■ **DATA PROVIDED**:
□ □ □ □ □
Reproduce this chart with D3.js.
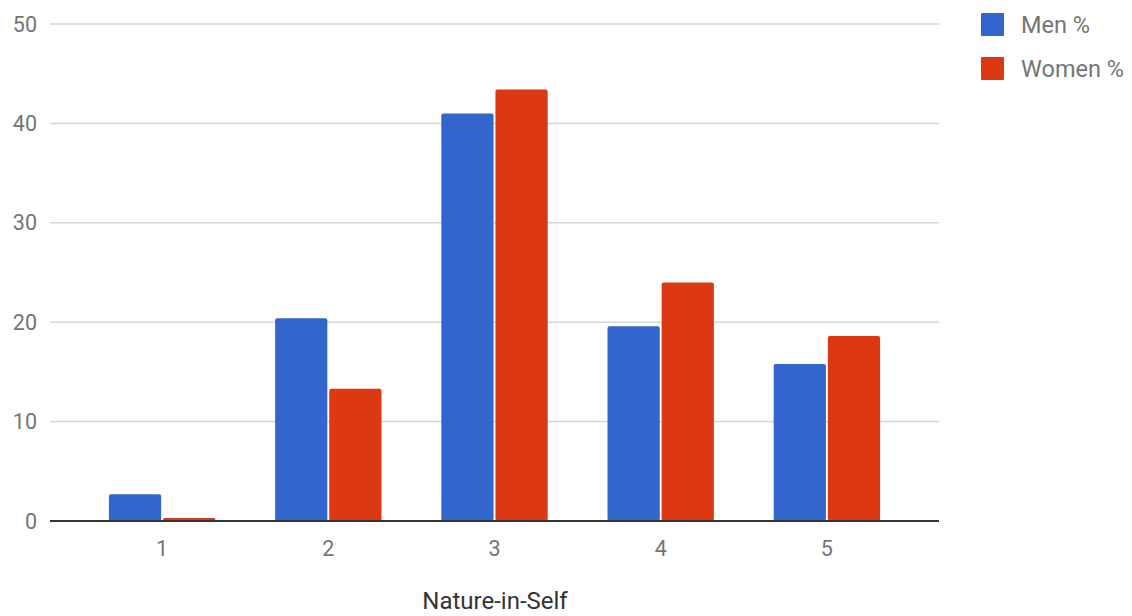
<!DOCTYPE html>
<html>
<head>
<meta charset="utf-8">
<script src="https://cdn.jsdelivr.net/npm/d3@7"></script>
<style>
  html, body { margin: 0; padding: 0; background: #fff; }
  svg { display: block; font-family: Roboto, Arial, sans-serif; }
</style>
</head>
<body>
<svg id="chart" width="1132" height="616"></svg>
<script>
// Nature-in-Self score distribution by gender
const categories = ["1", "2", "3", "4", "5"];
const seriesNames = ["Men %", "Women %"];
const menValues = [2.7, 20.4, 41.0, 19.6, 15.8];
const womenValues = [0.3, 13.3, 43.4, 24.0, 18.6];
const yTicks = [0, 10, 20, 30, 40, 50];
const axisTitle = "Nature-in-Self";
const colors = ["#3366cc", "#dc3912"];

const rows = categories.map((c, i) => ({ cat: c, values: [menValues[i], womenValues[i]] }));

const svg = d3.select("#chart");

const plotLeft = 50, plotRight = 939, plotTop = 24, plotBottom = 521;

const x0 = d3.scaleBand()
  .domain(categories)
  .range([79, 910])
  .paddingInner(0.36)
  .paddingOuter(0.18);

const x1 = d3.scaleBand()
  .domain([0, 1])
  .range([0, x0.bandwidth()])
  .paddingInner(0.035);

const y = d3.scaleLinear().domain([0, 50]).range([plotBottom, plotTop]);

// gridlines
svg.append("g")
  .selectAll("line")
  .data(yTicks.filter(t => t !== 0))
  .join("line")
  .attr("x1", plotLeft).attr("x2", plotRight)
  .attr("y1", d => y(d)).attr("y2", d => y(d))
  .attr("stroke", "#d6d6d6")
  .attr("stroke-width", 1.5);

// y tick labels
svg.append("g")
  .selectAll("text")
  .data(yTicks)
  .join("text")
  .attr("x", 37)
  .attr("y", d => y(d))
  .attr("dy", "0.35em")
  .attr("text-anchor", "end")
  .attr("fill", "#757575")
  .style("font-size", "21.5px")
  .text(d => d);

// bars
const groups = svg.append("g")
  .selectAll("g")
  .data(rows)
  .join("g")
  .attr("transform", d => `translate(${x0(d.cat)},0)`);

groups.selectAll("rect")
  .data(d => d.values.map((v, i) => ({ v, i })))
  .join("rect")
  .attr("x", d => x1(d.i))
  .attr("width", x1.bandwidth())
  .attr("y", d => y(d.v))
  .attr("height", d => y(0) - y(d.v))
  .attr("rx", 2).attr("ry", 2)
  .attr("fill", d => colors[d.i]);

// baseline
svg.append("line")
  .attr("x1", plotLeft).attr("x2", plotRight)
  .attr("y1", y(0)).attr("y2", y(0))
  .attr("stroke", "#333")
  .attr("stroke-width", 2);

// category labels
svg.append("g")
  .selectAll("text")
  .data(categories)
  .join("text")
  .attr("x", d => x0(d) + x0.bandwidth() / 2)
  .attr("y", 548)
  .attr("dy", "0.35em")
  .attr("text-anchor", "middle")
  .attr("fill", "#757575")
  .style("font-size", "21.5px")
  .text(d => d);

// axis title
svg.append("text")
  .attr("x", 495)
  .attr("y", 609)
  .attr("text-anchor", "middle")
  .attr("fill", "#333")
  .style("font-size", "24px")
  .text(axisTitle);

// legend
const legend = svg.append("g")
  .selectAll("g")
  .data(seriesNames)
  .join("g")
  .attr("transform", (d, i) => `translate(981,${13 + i * 44})`);

legend.append("rect")
  .attr("width", 23).attr("height", 23)
  .attr("rx", 1)
  .attr("fill", (d, i) => colors[i]);

legend.append("text")
  .attr("x", 40)
  .attr("y", 11.5)
  .attr("dy", "0.35em")
  .attr("fill", "#757575")
  .style("font-size", "23.5px")
  .text(d => d);
</script>
</body>
</html>
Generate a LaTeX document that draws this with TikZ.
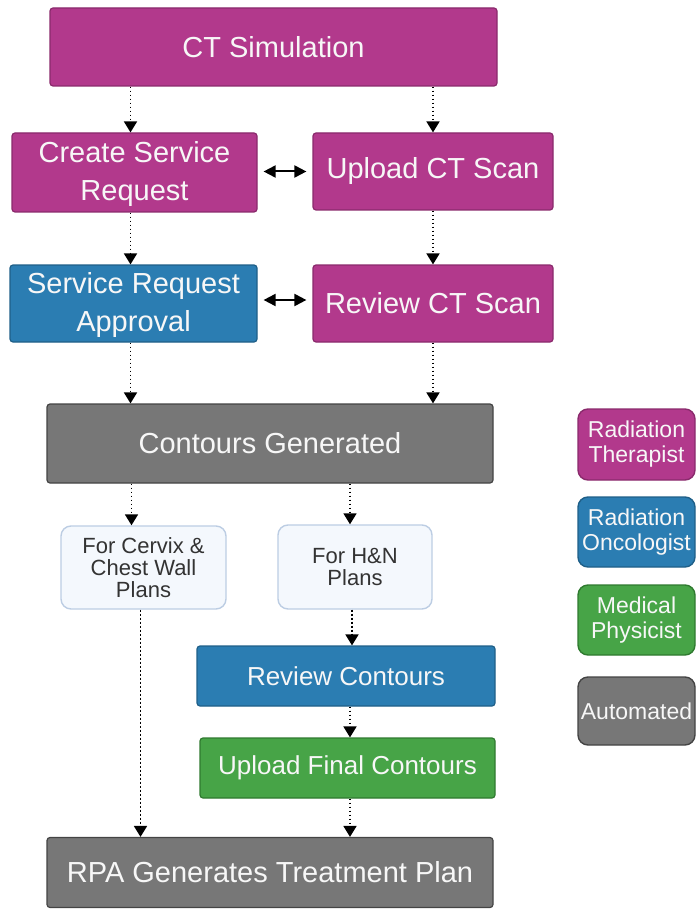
\documentclass[tikz,border=0pt]{standalone}
\usepackage{fontspec}
\setmainfont{Liberation Sans}
\usetikzlibrary{arrows.meta,positioning}
\definecolor{rtfill}{HTML}{B2398C}
\definecolor{rtdraw}{HTML}{8A2A6C}
\definecolor{rofill}{HTML}{2B7DB2}
\definecolor{rodraw}{HTML}{1F5F88}
\definecolor{mpfill}{HTML}{47A447}
\definecolor{mpdraw}{HTML}{2F7A2F}
\definecolor{aufill}{HTML}{777777}
\definecolor{audraw}{HTML}{444444}
\definecolor{wfill}{HTML}{F4F8FD}
\definecolor{wdraw}{HTML}{BCCDE3}
\definecolor{txtw}{HTML}{F7F7F7}
\definecolor{txtd}{HTML}{333333}
\tikzset{
  box/.style={rectangle, rounded corners=3pt, line width=1.2pt, text=txtw, align=center, inner sep=0pt,
    font=\fontsize{29}{38}\selectfont},
  rt/.style={box, fill=rtfill, draw=rtdraw},
  ro/.style={box, fill=rofill, draw=rodraw},
  mp/.style={box, fill=mpfill, draw=mpdraw},
  au/.style={box, fill=aufill, draw=audraw},
  opt/.style={rectangle, rounded corners=10pt, line width=1.4pt, fill=wfill, draw=wdraw, text=txtd, align=center,
    inner sep=0pt, font=\fontsize{22}{22}\selectfont},
  leg/.style={rounded corners=10pt, line width=1.4pt, inner sep=0pt, align=center, text=txtw,
    font=\fontsize{23}{25}\selectfont},
  flow/.style={line width=1.8pt, dash pattern=on 1.8pt off 2.2pt, -{Triangle[width=13pt,length=11pt]}},
  both/.style={line width=2pt, {Triangle[width=12pt,length=12pt]}-{Triangle[width=12pt,length=12pt]}}
}
\begin{document}
\begin{tikzpicture}[x=1pt,y=-1pt]
\useasboundingbox (0,0) rectangle (698,909);
% main column
\node[rt, minimum width=447pt, minimum height=78pt] (ctsim) at (273.5,47) {CT Simulation};
\node[rt, minimum width=245pt, minimum height=79pt, text depth=4pt] (csr) at (134.5,172.5) {Create Service\\Request};
\node[rt, minimum width=240pt, minimum height=77pt] (upl) at (433,171.5) {Upload CT Scan};
\node[ro, minimum width=247pt, minimum height=77pt, text depth=4pt] (sra) at (133.5,303.5) {Service Request\\Approval};
\node[rt, minimum width=240pt, minimum height=77pt] (rct) at (433,303.5) {Review CT Scan};
\node[au, minimum width=446pt, minimum height=79pt] (cg) at (270,443.5) {Contours Generated};
\node[opt, minimum width=165pt, minimum height=83pt] (cerv) at (143.5,567.5) {For Cervix \&\\Chest Wall\\Plans};
\node[opt, minimum width=154pt, minimum height=84pt] (hn) at (355,567) {For H\&N\\Plans};
\node[ro, minimum width=298pt, minimum height=60pt, font=\fontsize{26}{30}\selectfont] (rc) at (346,676) {Review Contours};
\node[mp, minimum width=295pt, minimum height=60pt, font=\fontsize{26}{30}\selectfont] (ufc) at (347.5,768) {Upload Final Contours};
\node[au, minimum width=446pt, minimum height=70pt] (rpa) at (270,872.5) {RPA Generates Treatment Plan};
% legend
\node[leg, fill=rtfill, draw=rtdraw, minimum width=117pt, minimum height=71pt] (l1) at (636.5,444.5) {Radiation\\Therapist};
\node[leg, fill=rofill, draw=rodraw, minimum width=117pt, minimum height=70pt] (l2) at (636.5,532) {Radiation\\Oncologist};
\node[leg, fill=mpfill, draw=mpdraw, minimum width=117pt, minimum height=70pt] (l3) at (636.5,620) {Medical\\Physicist};
\node[leg, fill=aufill, draw=audraw, minimum width=117pt, minimum height=68pt] (l4) at (636.5,711) {Automated};
% flows
\draw[flow] ([xshift=-4pt]ctsim.south -| csr.north) -- ([xshift=-4pt]csr.north);
\draw[flow] (ctsim.south -| upl.north) -- (upl.north);
\draw[flow] ([xshift=-4pt]csr.south) -- ([xshift=-4pt]sra.north -| csr.south);
\draw[flow] (upl.south) -- (rct.north);
\draw[flow] ([xshift=-3pt]sra.south) -- ([xshift=-3pt]cg.north -| sra.south);
\draw[flow] (rct.south) -- (cg.north -| rct.south);
\draw[flow] ([xshift=-12pt]cg.south -| cerv.north) -- ([xshift=-12pt]cerv.north);
\draw[flow] ([xshift=-5pt]cg.south -| hn.north) -- ([xshift=-5pt]hn.north);
\draw[flow] ([xshift=-3pt]cerv.south) -- ([xshift=-3pt]rpa.north -| cerv.south);
\draw[flow] ([xshift=-3pt]hn.south) -- ([xshift=-3pt]rc.north -| hn.south);
\draw[flow] ([xshift=4pt]rc.south) -- ([xshift=4pt]ufc.north -| rc.south);
\draw[flow] ([xshift=2.5pt]ufc.south) -- ([xshift=2.5pt]rpa.north -| ufc.south);
% double arrows
\draw[both] ([xshift=6pt]csr.east |- upl.east) -- ([xshift=-6pt]upl.west);
\draw[both] ([xshift=6pt]sra.east |- 0,300) -- ([xshift=-6pt]rct.west |- 0,300);
\end{tikzpicture}
\end{document}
□ □ □ □ □
■ **TASK INSTRUCTIONS**: Restate the material word for word from its first line through the line containing "d => colors[d.i]);", both included; the pictures do not belong in it.

■ **THE RESPONSE**:
Reproduce this chart with D3.js.
<!DOCTYPE html>
<html>
<head>
<meta charset="utf-8">
<script src="https://cdn.jsdelivr.net/npm/d3@7"></script>
<style>
  html, body { margin: 0; padding: 0; background: #fff; }
  svg { display: block; font-family: Roboto, Arial, sans-serif; }
</style>
</head>
<body>
<svg id="chart" width="1132" height="616"></svg>
<script>
// Nature-in-Self score distribution by gender
const categories = ["1", "2", "3", "4", "5"];
const seriesNames = ["Men %", "Women %"];
const menValues = [2.7, 20.4, 41.0, 19.6, 15.8];
const womenValues = [0.3, 13.3, 43.4, 24.0, 18.6];
const yTicks = [0, 10, 20, 30, 40, 50];
const axisTitle = "Nature-in-Self";
const colors = ["#3366cc", "#dc3912"];

const rows = categories.map((c, i) => ({ cat: c, values: [menValues[i], womenValues[i]] }));

const svg = d3.select("#chart");

const plotLeft = 50, plotRight = 939, plotTop = 24, plotBottom = 521;

const x0 = d3.scaleBand()
  .domain(categories)
  .range([79, 910])
  .paddingInner(0.36)
  .paddingOuter(0.18);

const x1 = d3.scaleBand()
  .domain([0, 1])
  .range([0, x0.bandwidth()])
  .paddingInner(0.035);

const y = d3.scaleLinear().domain([0, 50]).range([plotBottom, plotTop]);

// gridlines
svg.append("g")
  .selectAll("line")
  .data(yTicks.filter(t => t !== 0))
  .join("line")
  .attr("x1", plotLeft).attr("x2", plotRight)
  .attr("y1", d => y(d)).attr("y2", d => y(d))
  .attr("stroke", "#d6d6d6")
  .attr("stroke-width", 1.5);

// y tick labels
svg.append("g")
  .selectAll("text")
  .data(yTicks)
  .join("text")
  .attr("x", 37)
  .attr("y", d => y(d))
  .attr("dy", "0.35em")
  .attr("text-anchor", "end")
  .attr("fill", "#757575")
  .style("font-size", "21.5px")
  .text(d => d);

// bars
const groups = svg.append("g")
  .selectAll("g")
  .data(rows)
  .join("g")
  .attr("transform", d => `translate(${x0(d.cat)},0)`);

groups.selectAll("rect")
  .data(d => d.values.map((v, i) => ({ v, i })))
  .join("rect")
  .attr("x", d => x1(d.i))
  .attr("width", x1.bandwidth())
  .attr("y", d => y(d.v))
  .attr("height", d => y(0) - y(d.v))
  .attr("rx", 2).attr("ry", 2)
  .attr("fill", d => colors[d.i]);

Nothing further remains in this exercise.